“Book Lovers,” a subversive romantic comedy and bestselling novel from Emily Henry, is getting the feature film treatment.
Movie rights have been picked up by Tango, Lia Buman’s film and television development financier and producer. Sarah Hayward (“Girls,” “Modern Love”) is attached to write the script.
“Emily is a dominant force in the world of romantic comedy and we feel so lucky to bring to the screen a story that has already delighted so many on the page. The irreverent and whip smart writing delivers on classic romcom tropes while avoiding cliches, making it perfect for a cozy and refreshing adaptation,” Buman said.

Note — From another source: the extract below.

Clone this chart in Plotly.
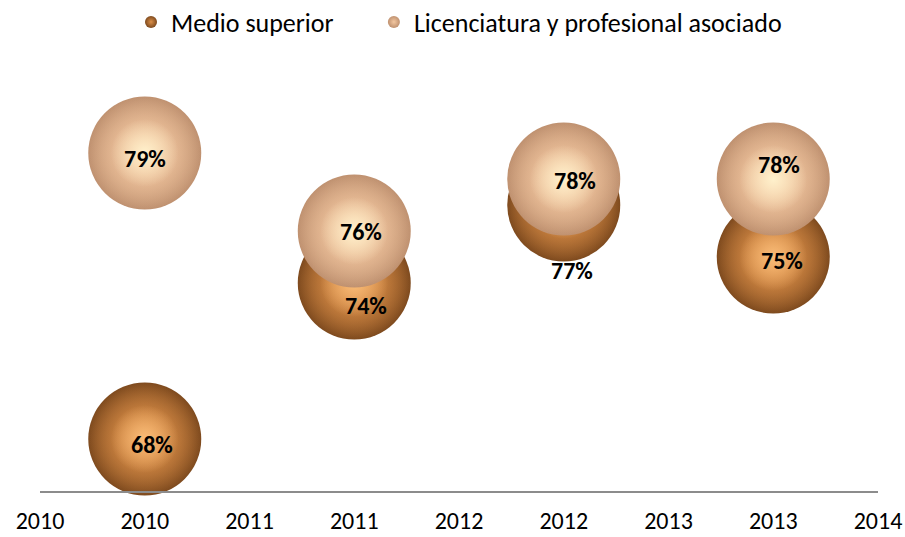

The novel follows Nora, a cutthroat literary agent who, convinced by her sister to spend an August holiday in North Carolina, keeps running into Charlie, a bookish, brooding editor from the city. It would be a meet-cute if not for the fact that they’ve met many times and it’s never been cute. If Nora knows she’s not an ideal heroine, Charlie knows he’s nobody’s hero, but as they are thrown together again and again — in a series of coincidences no editor worth their salt would allow — what they discover might just unravel the carefully crafted stories they’ve written about themselves.
“I’m ecstatic to be teaming up with Sarah and Tango to bring ‘Book Lovers’ to life. My greatest hope for this project has always been to find a home for it among people who not only love, respect, and understand the romantic comedy genre, but also have that same love and respect for its audience,” Henry added. “The film couldn’t have landed in better hands. It’s going to be something special.”
“Book Lovers” was published in 2022 by Berkley, an imprint of Penguin Random House. It has sold over one million copies in the U.S. Her previous work “People We Meet on Vacation” is currently being adapted into a feature by Brett Haley. Her next title, “Happy Place,” is slated for publication in April under Berkley.
Tango had a banner year with the release of its Oscar-nominated “Aftersun,” from breakout director Charlotte Wells and star Paul Mescal. “Shortcomings,” their latest production and Sundance Film Festival entry from director Randall Park, was acquired by Sony Pictured Classics out of this year’s festival.
Heyward is represented by UTA. Henry is represented by UTA and Root Literary.